Secrets of the Best Chefs

(Kiana) #1

Coat the bottom of a wide pot (one that has a well-fitting lid) with
olive oil and add the crushed garlic cloves.


Turn up the heat to medium and allow the garlic to toast and
turn golden. Once the garlic is golden, add the onions.
Let the onions cook slightly, 2 to 3 minutes (don’t let them
soften too much). Add a pinch of salt and a pinch of red pepper
flakes (the size of the pinch depending on how spicy you like it),
then add the clams, turn up the heat, and cover.

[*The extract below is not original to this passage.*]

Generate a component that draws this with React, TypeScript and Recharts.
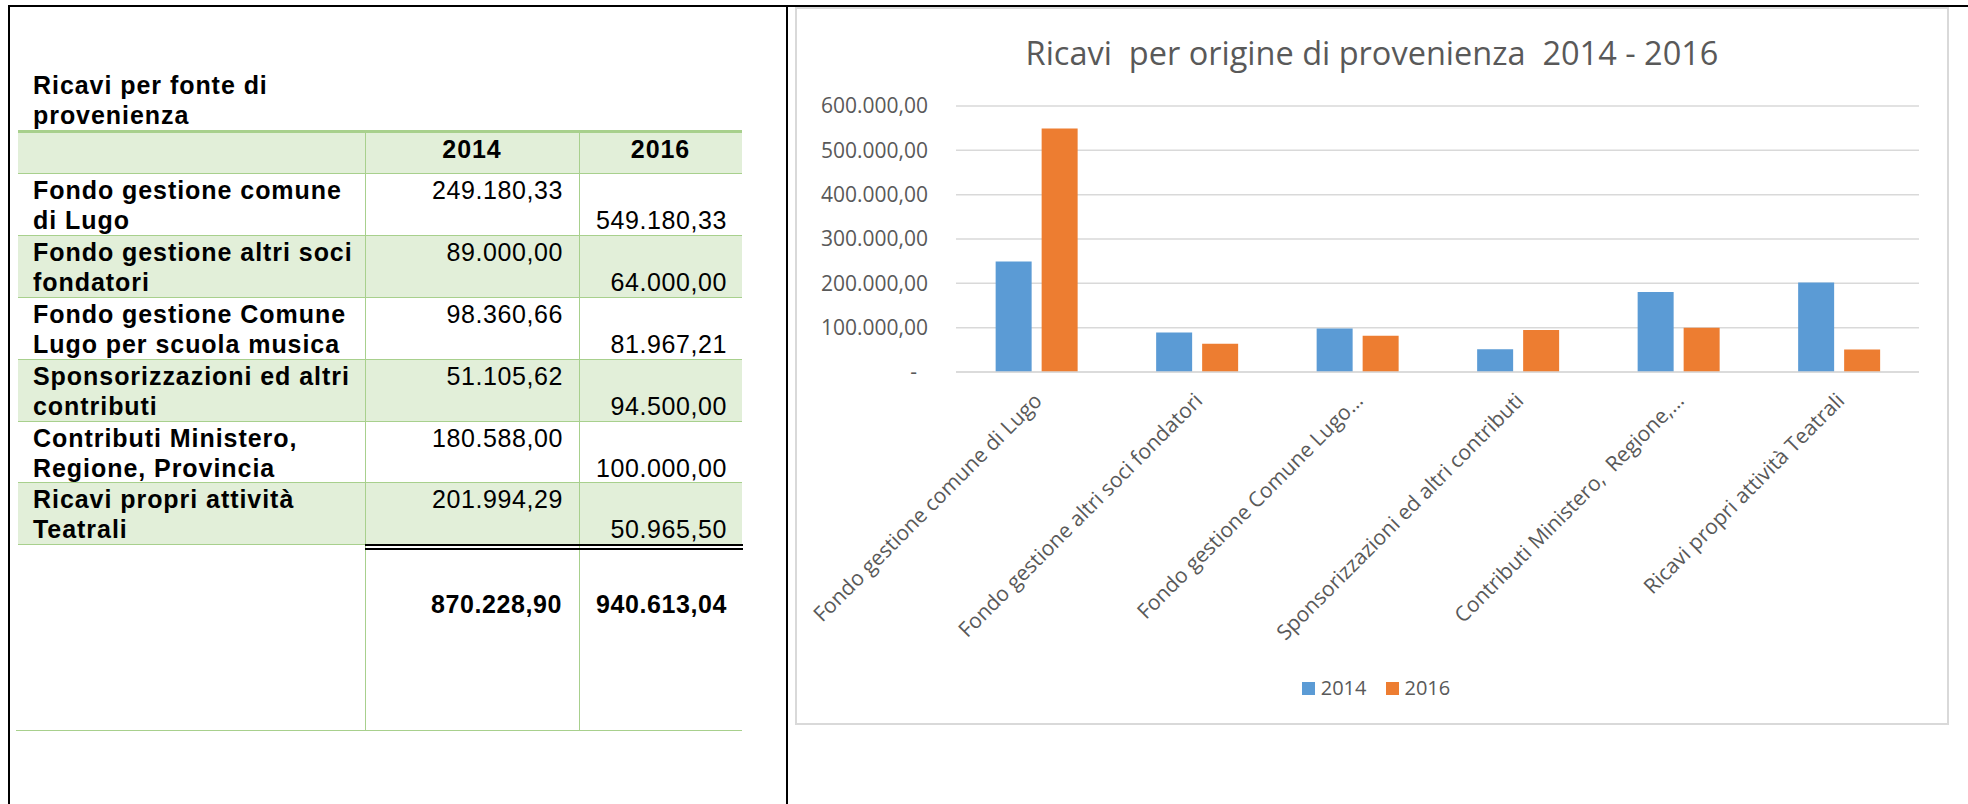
import React from "react";
import { BarChart, Bar, XAxis, YAxis, CartesianGrid, Legend } from "recharts";

// ---------- data ----------
const years = ["2014", "2016"];
const tableLabels: string[][] = [
  ["Fondo gestione comune", "di Lugo"],
  ["Fondo gestione altri soci", "fondatori"],
  ["Fondo gestione Comune", "Lugo per scuola musica"],
  ["Sponsorizzazioni ed altri", "contributi"],
  ["Contributi Ministero,", "Regione, Provincia"],
  ["Ricavi propri attività", "Teatrali"],
];
const chartLabels = [
  "Fondo gestione comune di Lugo",
  "Fondo gestione altri soci fondatori",
  "Fondo gestione Comune Lugo…",
  "Sponsorizzazioni ed altri contributi",
  "Contributi Ministero,  Regione,…",
  "Ricavi propri attività Teatrali",
];
const values2014 = [249180.33, 89000.0, 98360.66, 51105.62, 180588.0, 201994.29];
const values2016 = [549180.33, 64000.0, 81967.21, 94500.0, 100000.0, 50965.5];
const yTicks = [0, 100000, 200000, 300000, 400000, 500000, 600000];

const chartTitle = "Ricavi  per origine di provenienza  2014 - 2016";
const tableTitle = ["Ricavi per fonte di", "provenienza"];

const data = chartLabels.map((label, i) => ({
  label,
  v2014: values2014[i],
  v2016: values2016[i],
}));

// ---------- helpers ----------
function fmtIt(v: number): string {
  const fixed = v.toFixed(2);
  const [intPart, dec] = fixed.split(".");
  const grouped = intPart.replace(/\B(?=(\d{3})+(?!\d))/g, ".");
  return grouped + "," + dec;
}
const fmtTick = (v: number) => (v === 0 ? "-" : fmtIt(v));

const GRAY = "#595959";
const CHART_FONT = "'Open Sans', 'Noto Sans', sans-serif";
const TABLE_FONT = "'Liberation Sans', Arial, sans-serif";
const GREEN_FILL = "#E2EFD9";
const GREEN_LINE = "#A8D08D";

const YTick = (props: any) => {
  const { x, y, payload } = props;
  const v = payload.value;
  return (
    <text
      x={v === 0 ? x - 11 : x}
      y={y}
      dy="0.355em"
      textAnchor="end"
      fill={GRAY}
      fontSize={21}
      fontFamily={CHART_FONT}
    >
      {fmtTick(v)}
    </text>
  );
};

const XTick = (props: any) => {
  const { x, y, payload } = props;
  const ax = x + 7;
  const ay = y + 22;
  return (
    <text
      x={ax}
      y={ay}
      textAnchor="end"
      transform={`rotate(-45 ${ax} ${ay})`}
      fill={GRAY}
      fontSize={21}
      fontFamily={CHART_FONT}
      style={{ whiteSpace: "pre" }}
    >
      {payload.value}
    </text>
  );
};

const renderLegend = (props: any) => {
  const { payload } = props;
  return (
    <div
      style={{
        display: "flex",
        justifyContent: "center",
        alignItems: "center",
        height: 30,
        paddingLeft: 8,
        fontFamily: CHART_FONT,
        fontSize: 20,
        color: GRAY,
      }}
    >
      {(payload || []).map((p: any, i: number) => (
        <div
          key={i}
          style={{ display: "flex", alignItems: "center", marginLeft: i === 0 ? 0 : 19 }}
        >
          <div style={{ width: 13, height: 13, background: p.color, marginRight: 6 }} />
          <span style={{ lineHeight: "30px" }}>{p.value}</span>
        </div>
      ))}
    </div>
  );
};

// ---------- table layout ----------
const rowTops = [173, 235, 297, 359, 421, 482, 544];
const TL = 18;
const TR = 742;
const C1 = 365;
const C2 = 579;

const abs = (s: React.CSSProperties): React.CSSProperties => ({ position: "absolute", ...s });

const textBase: React.CSSProperties = {
  fontFamily: TABLE_FONT,
  fontSize: 25,
  letterSpacing: 0.6,
  lineHeight: "30px",
  height: 30,
  color: "#000",
  whiteSpace: "nowrap",
};
const boldText: React.CSSProperties = { ...textBase, fontWeight: "bold", letterSpacing: 0.95 };

function Table() {
  const total2014 = values2014.reduce((a, b) => a + b, 0);
  const total2016 = values2016.reduce((a, b) => a + b, 0);
  const els: React.ReactNode[] = [];

  // title
  tableTitle.forEach((t, i) => {
    els.push(
      <div key={"tt" + i} style={{ ...abs({ left: 33, top: 70 + 30 * i }), ...boldText }}>
        {t}
      </div>
    );
  });

  // header fill + top thick line
  els.push(<div key="hfill" style={abs({ left: TL, top: 133, width: TR - TL, height: 40, background: GREEN_FILL })} />);
  els.push(<div key="hline" style={abs({ left: TL, top: 130, width: TR - TL, height: 3, background: GREEN_LINE })} />);

  // row fills
  for (let r = 0; r < 6; r++) {
    if (r % 2 === 1) {
      els.push(
        <div
          key={"rf" + r}
          style={abs({ left: TL, top: rowTops[r], width: TR - TL, height: rowTops[r + 1] - rowTops[r], background: GREEN_FILL })}
        />
      );
    }
  }

  // horizontal lines
  rowTops.forEach((y, i) => {
    els.push(<div key={"hl" + i} style={abs({ left: TL, top: y, width: TR - TL, height: 1, background: GREEN_LINE })} />);
  });
  els.push(<div key="hlb" style={abs({ left: 16, top: 730, width: TR - 16, height: 1, background: GREEN_LINE })} />);

  // vertical lines
  [C1, C2].forEach((x, i) => {
    els.push(<div key={"vl" + i} style={abs({ left: x, top: 133, width: 1, height: 730 - 133, background: GREEN_LINE })} />);
  });

  // double black line
  els.push(<div key="dl1" style={abs({ left: C1, top: 544, width: TR - C1 + 1, height: 2, background: "#000" })} />);
  els.push(<div key="dl2" style={abs({ left: C1, top: 548, width: TR - C1 + 1, height: 2, background: "#000" })} />);

  // header text
  els.push(
    <div key="hy0" style={{ ...abs({ left: C1, top: 134, width: C2 - C1, textAlign: "center" }), ...boldText }}>
      {years[0]}
    </div>
  );
  els.push(
    <div key="hy1" style={{ ...abs({ left: C2, top: 134, width: TR - C2, textAlign: "center" }), ...boldText }}>
      {years[1]}
    </div>
  );

  // rows text
  for (let r = 0; r < 6; r++) {
    const top = rowTops[r] + 2;
    tableLabels[r].forEach((line, li) => {
      els.push(
        <div key={`lb${r}-${li}`} style={{ ...abs({ left: 33, top: top + 30 * li }), ...boldText }}>
          {line}
        </div>
      );
    });
    els.push(
      <div key={`v14-${r}`} style={{ ...abs({ left: C1, top, width: 563 - C1, textAlign: "right" }), ...textBase }}>
        {fmtIt(values2014[r])}
      </div>
    );
    els.push(
      <div key={`v16-${r}`} style={{ ...abs({ left: C2, top: top + 30, width: 727 - C2, textAlign: "right" }), ...textBase }}>
        {fmtIt(values2016[r])}
      </div>
    );
  }

  // totals
  els.push(
    <div key="t14" style={{ ...abs({ left: C1, top: 589, width: 562 - C1, textAlign: "right" }), ...boldText, letterSpacing: 0.6 }}>
      {fmtIt(total2014)}
    </div>
  );
  els.push(
    <div key="t16" style={{ ...abs({ left: C2, top: 589, width: 727 - C2, textAlign: "right" }), ...boldText, letterSpacing: 0.6 }}>
      {fmtIt(total2016)}
    </div>
  );

  return <>{els}</>;
}

export default function App() {
  return (
    <div style={abs({ left: 0, top: 0, width: 1968, height: 804, background: "#fff", overflow: "hidden" })}>
      {/* frame */}
      <div style={abs({ left: 8, top: 5, width: 1960, height: 2, background: "#000" })} />
      <div style={abs({ left: 8, top: 5, width: 2, height: 799, background: "#000" })} />
      <div style={abs({ left: 786, top: 5, width: 2, height: 799, background: "#000" })} />

      <Table />

      {/* chart panel */}
      <div
        style={abs({
          left: 795,
          top: 7,
          width: 1154,
          height: 718,
          border: "2px solid #D9D9D9",
          boxSizing: "border-box",
        })}
      />
      <div
        style={abs({
          left: 796,
          top: 37,
          width: 1152,
          textAlign: "center",
          fontFamily: CHART_FONT,
          fontSize: 32.5,
          lineHeight: "32px",
          color: GRAY,
          whiteSpace: "pre",
        })}
      >
        {chartTitle}
      </div>
      <div style={abs({ left: 796, top: 7 })}>
        <BarChart
          width={1152}
          height={717}
          data={data}
          margin={{ top: 99, right: 29, left: 0, bottom: 21 }}
          barCategoryGap="24.7%"
          barGap={10}
        >
          <CartesianGrid vertical={false} stroke="#D9D9D9" strokeWidth={1.5} />
          <XAxis
            dataKey="label"
            interval={0}
            height={301}
            tick={(p: any) => <XTick {...p} />}
            axisLine={{ stroke: "#D9D9D9", strokeWidth: 1.5 }}
            tickLine={false}
          />
          <YAxis
            width={160}
            domain={[0, 600000]}
            ticks={yTicks}
            interval={0}
            tick={(p: any) => <YTick {...p} />}
            axisLine={false}
            tickLine={false}
            tickMargin={22}
          />
          <Bar dataKey="v2014" name={years[0]} fill="#5B9BD5" isAnimationActive={false} />
          <Bar dataKey="v2016" name={years[1]} fill="#ED7D31" isAnimationActive={false} />
          <Legend
            verticalAlign="bottom"
            content={renderLegend}
            wrapperStyle={{ left: 0, width: 1152 }}
          />
        </BarChart>
      </div>
    </div>
  );
}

After 3 minutes, add the wine, bring to a boil, and cover again.
A few minutes later, check the clams: when they’re just starting
to open, add the mussels and bay leaves and cover again. Shake the
pan every so often.


Wait another few minutes and check: when the mussels start to
open, sprinkle in the bread crumbs and toss to distribute evenly.
The sauce should thicken, though don’t go crazy with bread
crumbs or the sauce will be muddy. Taste and adjust the salt.
When the clams and mussels are open and the sauce is thick,
drizzle olive oil over everything and add lots of chopped parsley.
Serve in a big bowl with grilled bread on the side.


* Make sure the mussels are alive: check by squeezing them shut.
If they stay shut, they’re alive; if they won’t close, throw them
out.

* Bastianich has a bay leaf tree outside her house and
recommends that you keep one yourself.